From the entries below, tally how many lines contain "chart" and report only that figure.

* BEGIN Record set *

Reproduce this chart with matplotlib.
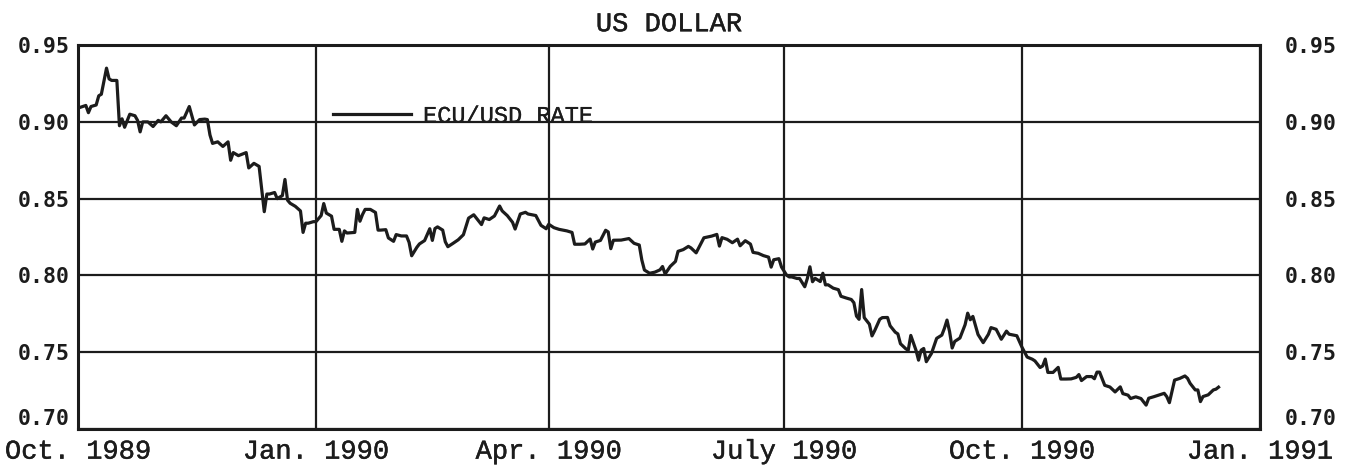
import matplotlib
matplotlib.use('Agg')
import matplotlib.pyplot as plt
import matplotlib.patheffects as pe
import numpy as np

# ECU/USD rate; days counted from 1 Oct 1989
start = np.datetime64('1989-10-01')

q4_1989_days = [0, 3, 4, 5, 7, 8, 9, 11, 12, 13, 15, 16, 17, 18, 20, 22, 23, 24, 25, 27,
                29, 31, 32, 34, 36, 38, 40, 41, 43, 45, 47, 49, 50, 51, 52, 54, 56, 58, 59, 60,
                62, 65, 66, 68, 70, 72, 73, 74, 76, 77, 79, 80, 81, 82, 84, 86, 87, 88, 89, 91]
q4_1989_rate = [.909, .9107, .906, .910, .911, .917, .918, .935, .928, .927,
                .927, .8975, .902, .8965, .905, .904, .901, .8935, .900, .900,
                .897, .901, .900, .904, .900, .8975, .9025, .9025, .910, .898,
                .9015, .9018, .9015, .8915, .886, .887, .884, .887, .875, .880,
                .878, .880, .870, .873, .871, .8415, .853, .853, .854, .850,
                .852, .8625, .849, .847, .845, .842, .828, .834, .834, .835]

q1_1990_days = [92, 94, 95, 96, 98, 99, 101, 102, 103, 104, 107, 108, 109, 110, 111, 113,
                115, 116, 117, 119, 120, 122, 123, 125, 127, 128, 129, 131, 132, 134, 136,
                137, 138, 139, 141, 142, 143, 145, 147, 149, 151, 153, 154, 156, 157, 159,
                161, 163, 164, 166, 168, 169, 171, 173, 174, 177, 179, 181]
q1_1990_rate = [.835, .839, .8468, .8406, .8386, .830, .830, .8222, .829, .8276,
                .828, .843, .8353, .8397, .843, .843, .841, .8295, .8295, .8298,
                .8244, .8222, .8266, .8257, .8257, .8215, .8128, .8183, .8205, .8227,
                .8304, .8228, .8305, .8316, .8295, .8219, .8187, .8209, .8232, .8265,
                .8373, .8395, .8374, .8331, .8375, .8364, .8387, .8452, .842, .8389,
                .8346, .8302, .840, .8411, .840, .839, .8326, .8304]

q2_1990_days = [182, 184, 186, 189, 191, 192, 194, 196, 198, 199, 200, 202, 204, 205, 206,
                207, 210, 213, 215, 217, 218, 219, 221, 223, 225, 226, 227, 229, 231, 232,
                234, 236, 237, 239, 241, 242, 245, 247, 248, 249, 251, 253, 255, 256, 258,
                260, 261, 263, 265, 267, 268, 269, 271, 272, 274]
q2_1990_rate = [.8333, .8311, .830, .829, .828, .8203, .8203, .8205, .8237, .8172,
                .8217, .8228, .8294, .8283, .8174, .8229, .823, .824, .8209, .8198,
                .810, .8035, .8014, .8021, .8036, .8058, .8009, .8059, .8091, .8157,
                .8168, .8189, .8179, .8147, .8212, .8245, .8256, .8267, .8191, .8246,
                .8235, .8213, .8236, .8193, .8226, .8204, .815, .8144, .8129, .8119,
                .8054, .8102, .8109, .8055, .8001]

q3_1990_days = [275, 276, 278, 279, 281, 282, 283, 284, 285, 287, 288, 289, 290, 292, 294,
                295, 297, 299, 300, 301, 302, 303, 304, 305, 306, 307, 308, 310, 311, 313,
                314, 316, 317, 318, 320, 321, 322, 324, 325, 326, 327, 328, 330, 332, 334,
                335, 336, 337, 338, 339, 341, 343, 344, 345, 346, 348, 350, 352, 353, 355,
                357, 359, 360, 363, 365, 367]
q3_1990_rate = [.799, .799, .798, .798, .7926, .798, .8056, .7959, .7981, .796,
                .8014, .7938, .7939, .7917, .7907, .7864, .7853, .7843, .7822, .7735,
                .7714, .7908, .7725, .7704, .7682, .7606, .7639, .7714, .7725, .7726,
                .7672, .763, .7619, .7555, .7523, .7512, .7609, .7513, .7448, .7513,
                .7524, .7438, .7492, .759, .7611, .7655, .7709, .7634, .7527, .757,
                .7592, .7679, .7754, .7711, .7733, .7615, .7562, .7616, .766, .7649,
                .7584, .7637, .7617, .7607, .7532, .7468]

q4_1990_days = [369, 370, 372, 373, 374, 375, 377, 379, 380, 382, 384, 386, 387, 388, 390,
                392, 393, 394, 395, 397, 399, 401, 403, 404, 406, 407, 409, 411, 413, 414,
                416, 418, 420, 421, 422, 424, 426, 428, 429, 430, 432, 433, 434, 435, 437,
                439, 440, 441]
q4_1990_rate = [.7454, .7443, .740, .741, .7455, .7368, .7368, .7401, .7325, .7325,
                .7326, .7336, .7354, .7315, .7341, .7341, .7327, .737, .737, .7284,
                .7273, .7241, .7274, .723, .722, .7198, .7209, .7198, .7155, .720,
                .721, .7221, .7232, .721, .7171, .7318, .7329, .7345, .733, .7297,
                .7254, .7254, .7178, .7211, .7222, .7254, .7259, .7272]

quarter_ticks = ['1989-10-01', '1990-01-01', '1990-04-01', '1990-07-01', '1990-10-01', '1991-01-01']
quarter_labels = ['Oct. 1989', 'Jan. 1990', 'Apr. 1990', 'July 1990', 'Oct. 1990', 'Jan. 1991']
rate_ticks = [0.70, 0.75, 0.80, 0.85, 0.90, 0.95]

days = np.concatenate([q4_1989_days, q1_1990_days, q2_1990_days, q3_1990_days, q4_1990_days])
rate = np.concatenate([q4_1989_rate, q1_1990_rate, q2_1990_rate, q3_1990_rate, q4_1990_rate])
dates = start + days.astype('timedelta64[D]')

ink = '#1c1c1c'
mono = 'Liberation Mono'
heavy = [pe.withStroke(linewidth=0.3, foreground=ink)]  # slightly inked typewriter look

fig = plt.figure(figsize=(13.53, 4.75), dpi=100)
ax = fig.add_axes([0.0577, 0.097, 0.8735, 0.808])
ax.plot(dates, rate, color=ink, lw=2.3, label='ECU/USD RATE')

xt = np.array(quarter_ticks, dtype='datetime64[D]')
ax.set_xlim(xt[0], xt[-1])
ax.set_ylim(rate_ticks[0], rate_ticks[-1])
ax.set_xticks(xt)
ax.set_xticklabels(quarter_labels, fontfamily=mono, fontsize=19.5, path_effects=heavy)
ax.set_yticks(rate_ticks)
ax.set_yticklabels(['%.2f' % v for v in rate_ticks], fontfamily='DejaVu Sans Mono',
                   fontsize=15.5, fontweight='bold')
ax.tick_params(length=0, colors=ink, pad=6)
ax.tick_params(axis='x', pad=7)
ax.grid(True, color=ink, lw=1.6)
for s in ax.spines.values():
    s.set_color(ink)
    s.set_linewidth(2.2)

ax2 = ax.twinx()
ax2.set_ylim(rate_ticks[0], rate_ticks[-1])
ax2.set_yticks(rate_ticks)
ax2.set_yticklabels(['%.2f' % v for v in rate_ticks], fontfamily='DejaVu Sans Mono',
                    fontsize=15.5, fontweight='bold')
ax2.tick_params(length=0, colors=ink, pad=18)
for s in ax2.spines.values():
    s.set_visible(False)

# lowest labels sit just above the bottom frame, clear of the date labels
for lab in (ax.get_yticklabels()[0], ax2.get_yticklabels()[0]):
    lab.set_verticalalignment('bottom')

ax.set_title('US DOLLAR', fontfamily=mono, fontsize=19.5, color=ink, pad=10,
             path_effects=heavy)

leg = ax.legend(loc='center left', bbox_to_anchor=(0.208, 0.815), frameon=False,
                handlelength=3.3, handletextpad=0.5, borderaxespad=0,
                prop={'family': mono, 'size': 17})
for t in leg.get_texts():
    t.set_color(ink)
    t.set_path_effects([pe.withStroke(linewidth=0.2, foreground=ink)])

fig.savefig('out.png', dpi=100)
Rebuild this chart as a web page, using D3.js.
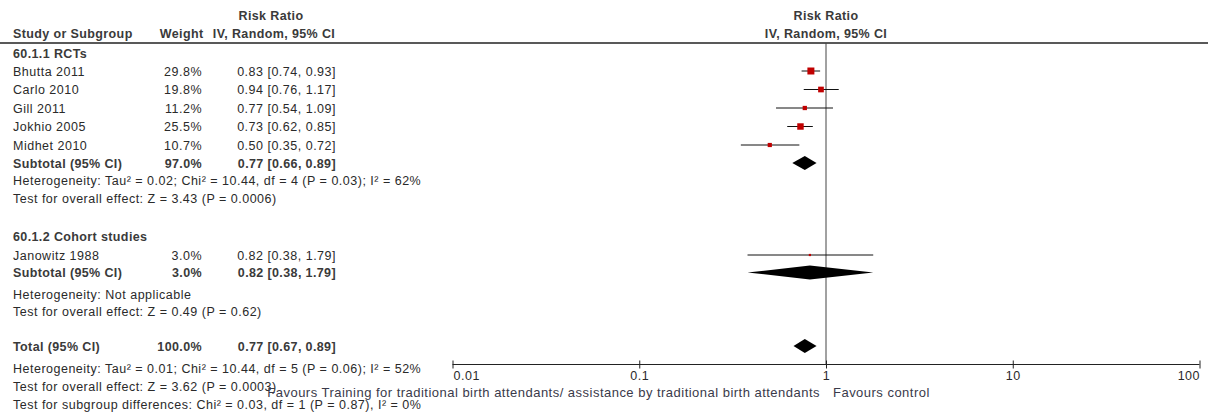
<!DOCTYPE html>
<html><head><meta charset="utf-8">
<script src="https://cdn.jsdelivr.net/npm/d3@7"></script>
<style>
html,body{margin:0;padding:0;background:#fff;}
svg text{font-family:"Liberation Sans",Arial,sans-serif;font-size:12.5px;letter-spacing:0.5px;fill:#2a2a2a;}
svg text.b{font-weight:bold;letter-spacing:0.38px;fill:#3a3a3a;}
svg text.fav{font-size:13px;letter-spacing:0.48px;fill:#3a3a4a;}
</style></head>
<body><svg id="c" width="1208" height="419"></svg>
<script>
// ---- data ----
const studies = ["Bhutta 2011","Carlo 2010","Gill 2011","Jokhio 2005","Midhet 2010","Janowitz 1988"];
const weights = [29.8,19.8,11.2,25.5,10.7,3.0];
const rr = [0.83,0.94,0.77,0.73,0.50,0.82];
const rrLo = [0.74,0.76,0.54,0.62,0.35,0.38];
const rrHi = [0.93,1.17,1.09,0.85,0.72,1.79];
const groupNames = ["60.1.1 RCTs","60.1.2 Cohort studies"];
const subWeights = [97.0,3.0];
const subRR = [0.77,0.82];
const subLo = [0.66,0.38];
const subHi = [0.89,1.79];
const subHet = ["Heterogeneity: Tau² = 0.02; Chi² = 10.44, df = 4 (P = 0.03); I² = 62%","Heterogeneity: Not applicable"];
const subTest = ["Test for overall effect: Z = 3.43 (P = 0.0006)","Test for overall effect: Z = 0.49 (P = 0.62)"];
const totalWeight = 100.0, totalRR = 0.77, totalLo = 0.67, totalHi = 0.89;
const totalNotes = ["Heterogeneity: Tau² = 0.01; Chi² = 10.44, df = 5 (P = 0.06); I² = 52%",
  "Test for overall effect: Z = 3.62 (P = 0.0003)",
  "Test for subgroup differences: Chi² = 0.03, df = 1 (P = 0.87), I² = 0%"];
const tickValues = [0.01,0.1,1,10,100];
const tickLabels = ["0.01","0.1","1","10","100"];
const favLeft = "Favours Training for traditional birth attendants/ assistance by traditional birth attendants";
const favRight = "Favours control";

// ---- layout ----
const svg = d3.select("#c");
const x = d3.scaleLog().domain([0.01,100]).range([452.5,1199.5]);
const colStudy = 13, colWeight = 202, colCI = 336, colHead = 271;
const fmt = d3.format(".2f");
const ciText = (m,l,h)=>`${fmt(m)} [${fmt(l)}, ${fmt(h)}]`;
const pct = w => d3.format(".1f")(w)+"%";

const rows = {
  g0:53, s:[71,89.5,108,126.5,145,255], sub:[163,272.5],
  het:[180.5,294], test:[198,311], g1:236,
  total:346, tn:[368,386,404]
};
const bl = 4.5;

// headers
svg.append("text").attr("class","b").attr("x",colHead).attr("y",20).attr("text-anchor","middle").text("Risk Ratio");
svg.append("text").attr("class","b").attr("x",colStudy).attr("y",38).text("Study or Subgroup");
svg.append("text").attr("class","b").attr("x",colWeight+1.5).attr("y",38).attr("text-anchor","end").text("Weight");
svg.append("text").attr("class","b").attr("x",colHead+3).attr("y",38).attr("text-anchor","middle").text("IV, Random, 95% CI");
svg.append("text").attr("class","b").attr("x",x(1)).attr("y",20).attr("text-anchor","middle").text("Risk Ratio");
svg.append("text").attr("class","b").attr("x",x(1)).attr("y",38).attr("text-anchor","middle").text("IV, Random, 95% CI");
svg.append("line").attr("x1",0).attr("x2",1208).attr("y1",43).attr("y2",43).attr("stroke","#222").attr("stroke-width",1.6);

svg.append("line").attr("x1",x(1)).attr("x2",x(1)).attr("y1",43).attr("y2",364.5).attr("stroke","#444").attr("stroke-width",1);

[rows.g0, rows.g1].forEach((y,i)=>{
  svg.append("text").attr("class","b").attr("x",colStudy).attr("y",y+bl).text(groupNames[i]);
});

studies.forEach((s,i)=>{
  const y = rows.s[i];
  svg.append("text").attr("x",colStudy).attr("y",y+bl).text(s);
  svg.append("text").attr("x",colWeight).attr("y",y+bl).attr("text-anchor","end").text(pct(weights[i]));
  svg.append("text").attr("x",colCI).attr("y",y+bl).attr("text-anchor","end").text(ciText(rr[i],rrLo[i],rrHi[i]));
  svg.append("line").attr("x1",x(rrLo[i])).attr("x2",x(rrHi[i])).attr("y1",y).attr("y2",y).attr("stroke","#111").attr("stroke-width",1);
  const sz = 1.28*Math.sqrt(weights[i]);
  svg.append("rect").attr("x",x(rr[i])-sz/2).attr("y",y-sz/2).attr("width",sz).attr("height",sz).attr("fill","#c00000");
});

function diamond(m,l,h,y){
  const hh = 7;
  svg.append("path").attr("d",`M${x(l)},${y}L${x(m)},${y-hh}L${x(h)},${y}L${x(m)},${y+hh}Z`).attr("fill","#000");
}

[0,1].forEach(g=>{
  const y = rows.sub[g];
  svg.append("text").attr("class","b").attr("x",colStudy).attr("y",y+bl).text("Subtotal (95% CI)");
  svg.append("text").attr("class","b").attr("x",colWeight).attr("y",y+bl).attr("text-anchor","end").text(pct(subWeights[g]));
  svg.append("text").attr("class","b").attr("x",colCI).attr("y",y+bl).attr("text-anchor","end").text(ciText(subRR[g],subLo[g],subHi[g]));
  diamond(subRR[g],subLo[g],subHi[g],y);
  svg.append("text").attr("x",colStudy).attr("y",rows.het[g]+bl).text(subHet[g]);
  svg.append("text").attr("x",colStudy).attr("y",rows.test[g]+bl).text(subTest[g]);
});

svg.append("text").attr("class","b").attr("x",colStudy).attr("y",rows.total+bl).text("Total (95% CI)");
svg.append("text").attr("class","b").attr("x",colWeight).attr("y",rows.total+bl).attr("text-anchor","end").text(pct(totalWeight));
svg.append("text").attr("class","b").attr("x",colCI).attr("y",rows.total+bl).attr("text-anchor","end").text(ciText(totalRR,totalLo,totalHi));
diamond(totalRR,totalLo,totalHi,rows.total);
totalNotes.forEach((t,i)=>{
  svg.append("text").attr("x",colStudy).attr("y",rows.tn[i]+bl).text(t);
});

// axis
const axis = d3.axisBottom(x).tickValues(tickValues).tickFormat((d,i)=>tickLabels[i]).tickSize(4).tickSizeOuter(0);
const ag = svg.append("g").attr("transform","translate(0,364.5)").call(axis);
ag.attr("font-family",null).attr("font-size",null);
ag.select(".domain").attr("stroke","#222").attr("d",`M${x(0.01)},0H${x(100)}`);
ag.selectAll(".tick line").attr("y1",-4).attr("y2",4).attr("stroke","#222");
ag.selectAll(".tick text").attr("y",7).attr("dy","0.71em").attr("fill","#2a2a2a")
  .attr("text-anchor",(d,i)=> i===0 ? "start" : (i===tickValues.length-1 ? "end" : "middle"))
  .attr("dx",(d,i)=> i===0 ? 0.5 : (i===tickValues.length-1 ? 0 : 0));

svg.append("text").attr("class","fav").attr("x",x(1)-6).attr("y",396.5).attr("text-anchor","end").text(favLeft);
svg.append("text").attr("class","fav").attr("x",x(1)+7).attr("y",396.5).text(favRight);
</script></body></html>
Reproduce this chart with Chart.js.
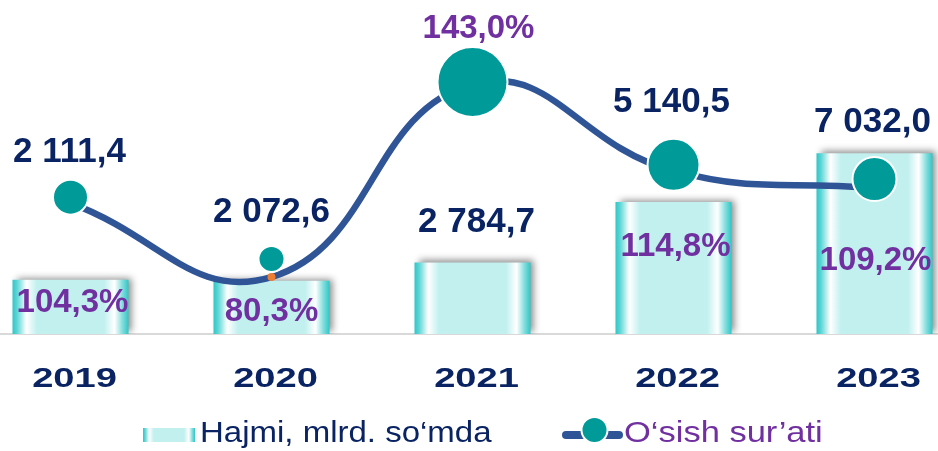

* END Record set *

### Exercise result
3